Picture by Justin Setterfield/ Getty Images

Atanu Das' Tokyo 2020 takeaway: Learn to deal with pressure and expectations

The Indian men's recurve team spearhead opens up on the pressure of expectations at Tokyo 2020.
By Samrat Chakraborty

India men's recurve team spearhead Atanu Das has shifted his focus on maintaining the right balance between archery and life beyond the range, after his experience at Tokyo 2020. He admitted that the pressure of expectations from his countrymen around the Olympics had an impact on his game.

Das believes that events like the World Cup, World Championships, Asian Games or Commonwealth Games (CWG) are also as important as the Olympics and pressure during those competitions will help him deal with it better when the Olympics come.

The 29-year-old archer was knocked out in the pre-quarters of men's individual event at Tokyo 2020, after he failed to overcome local favourite Takaharu Furukawa. He, incidentally, had knocked out London 2012 gold medallist Oh Jin Hyek in the previous round and was a part of the Indian men's team which was knocked out in the quarter-finals against eventual gold medallists South Korea.

"I think we, ourselves, should improve our mentally and shouldn't get affected by the outside pressure around the Olympics," Das told Olympics.com.

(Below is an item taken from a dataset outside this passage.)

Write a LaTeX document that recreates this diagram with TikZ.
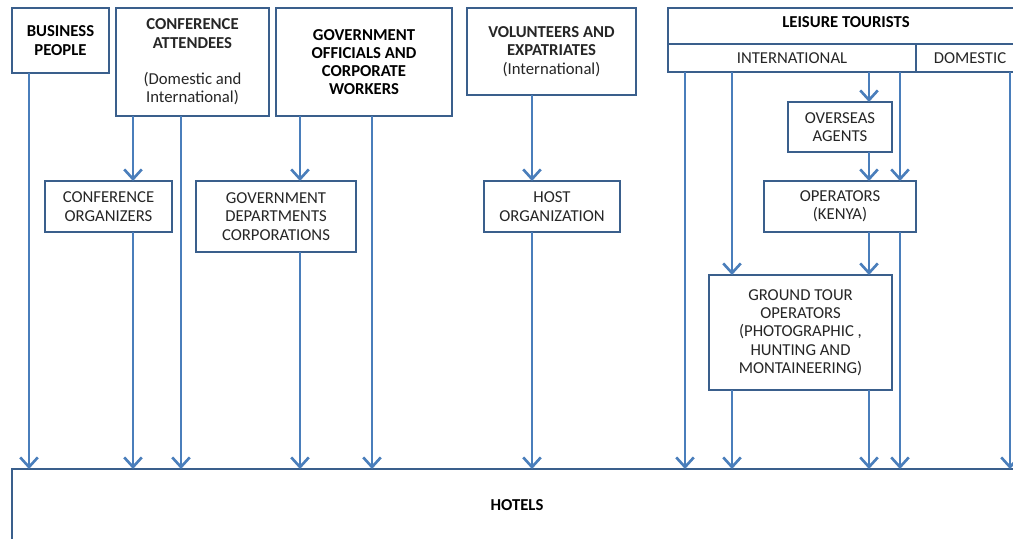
\documentclass[tikz,border=0pt]{standalone}
\usepackage{fontspec}
\setmainfont{Carlito}
\usetikzlibrary{arrows.meta}
\definecolor{boxline}{HTML}{3A5F8C}
\definecolor{arrline}{HTML}{4A7EBB}
\begin{document}
\begin{tikzpicture}[x=0.02cm,y=-0.02cm,
    box/.style={draw=boxline,line width=1.4pt,fill=white,inner sep=0pt,outer sep=0pt,
      align=center,font=\fontsize{9.5}{10.4}\selectfont,text=black!85},
    head/.style={box,font=\fontsize{9.5}{10.4}\selectfont\bfseries,text=black},
    arr/.style={draw=arrline,line width=1.6pt,-{Straight Barb[length=5.5pt,width=10pt,line width=1.5pt]}}]
       \useasboundingbox (0,0) rectangle (1013,538);
       \clip (0,0) rectangle (1013,538);
       % top row
       \node[head,minimum width=1.94cm,minimum height=1.30cm] (bp) at (60.5,40.5) {BUSINESS\\PEOPLE};
       \node[box,minimum width=3.06cm,minimum height=2.16cm] (ca) at (192.5,62)
         {\textbf{CONFERENCE}\\\textbf{ATTENDEES}\\[10.4pt](Domestic and\\International)};
       \node[head,minimum width=3.52cm,minimum height=2.16cm] (go) at (364,62)
         {GOVERNMENT\\OFFICIALS AND\\CORPORATE\\WORKERS};
       \node[box,minimum width=3.38cm,minimum height=1.74cm] (ve) at (551.5,51.5)
         {\textbf{VOLUNTEERS AND}\\\textbf{EXPATRIATES}\\(International)};
       \node[head,minimum width=7.12cm,minimum height=0.72cm] (lt) at (846,26) {};
       \node[font=\fontsize{9.5}{10.4}\selectfont\bfseries,inner sep=0pt] (ltx) at (846,22) {LEISURE TOURISTS};
       \node[box,minimum width=4.96cm,minimum height=0.56cm] (in) at (792,58) {INTERNATIONAL};
       \node[box,minimum width=2.16cm,minimum height=0.56cm] (do) at (970,58) {DOMESTIC};
       % middle boxes
       \node[box,minimum width=2.54cm,minimum height=1.02cm] (co) at (108.5,206.5) {CONFERENCE\\ORGANIZERS};
       \node[box,minimum width=3.20cm,minimum height=1.42cm] (gd) at (276,216.5)
         {GOVERNMENT\\DEPARTMENTS\\CORPORATIONS};
       \node[box,minimum width=2.72cm,minimum height=1.02cm] (ho) at (552,206.5) {HOST\\ORGANIZATION};
       \node[box,minimum width=2.08cm,minimum height=1.00cm] (oa) at (840,127) {OVERSEAS\\AGENTS};
       \node[box,minimum width=3.04cm,minimum height=1.02cm] (ok) at (840,206.5) {OPERATORS\\(KENYA)};
       \node[box,minimum width=3.66cm,minimum height=2.30cm] (gt) at (800.5,332.5)
         {GROUND TOUR\\OPERATORS\\(PHOTOGRAPHIC ,\\HUNTING AND\\MONTAINEERING)};
       % bottom
       \node[head,minimum width=20.20cm,minimum height=1.44cm] (ht) at (517,505) {HOTELS};
       % arrow columns
       \coordinate (x1) at (29,0);
       \coordinate (x2) at (133,0);
       \coordinate (x3) at (181,0);
       \coordinate (x4) at (300,0);
       \coordinate (x5) at (372,0);
       \coordinate (x6) at (532,0);
       \coordinate (x7) at (685,0);
       \coordinate (x8) at (732,0);
       \coordinate (x9) at (869,0);
       \coordinate (x10) at (900,0);
       \coordinate (x11) at (1010,0);
       \draw [arr] (bp.south -| x1) -- (ht.north -| x1);
       \draw [arr] (ca.south -| x2) -- (co.north -| x2);
       \draw [arr] (co.south -| x2) -- (ht.north -| x2);
       \draw [arr] (ca.south -| x3) -- (ht.north -| x3);
       \draw [arr] (go.south -| x4) -- (gd.north -| x4);
       \draw [arr] (gd.south -| x4) -- (ht.north -| x4);
       \draw [arr] (go.south -| x5) -- (ht.north -| x5);
       \draw [arr] (ve.south -| x6) -- (ho.north -| x6);
       \draw [arr] (ho.south -| x6) -- (ht.north -| x6);
       \draw [arr] (in.south -| x7) -- (ht.north -| x7);
       \draw [arr] (in.south -| x8) -- (gt.north -| x8);
       \draw [arr] (in.south -| x9) -- (oa.north -| x9);
       \draw [arr] (oa.south -| x9) -- (ok.north -| x9);
       \draw [arr] (in.south -| x10) -- (ok.north -| x10);
       \draw [arr] (ok.south -| x9) -- (gt.north -| x9);
       \draw [arr] (gt.south -| x8) -- (ht.north -| x8);
       \draw [arr] (gt.south -| x9) -- (ht.north -| x9);
       \draw [arr] (ok.south -| x10) -- (ht.north -| x10);
       \draw [arr] (do.south -| x11) -- (ht.north -| x11);
     \end{tikzpicture}
\end{document}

Atanu Das in the Men's Team quarterfinals in Tokyo
Picture by Getty Images

And Das decided to unwind with a trip to Ladakh after Tokyo 2020 with his wife and leading Indian women's archer Deepika Kumari and family.

"The trip was sort of unwinding because for the last few years we had left everything aside and just focused on preparation for Tokyo 2020," the ace archer said.

"We had sacrificed life beyond sports and given it our all to archery. So, at the end of the day, it feels like we have lost everything when the performance doesn't come out as per our expectations. That is why I'm trying to balance everything so that we don't take excessive pressure," he added.

The Tokyo 2020 experience has also taught Das to not take the game too seriously. However, he believes that he can add a few medals at Paris 2024 with a changed mindset.

"We shouldn't believe that the game is everything; it should be considered as a part of our life. I think we all are capable of clinching medals at the Olympics but then we become too serious during the mega event. I think that winning a medal at the Olympics should be normalized like many other countries do," Das said.

Das, meanwhile, is back in action at the Archery World Cup in Yankton, USA, which starts on September 29.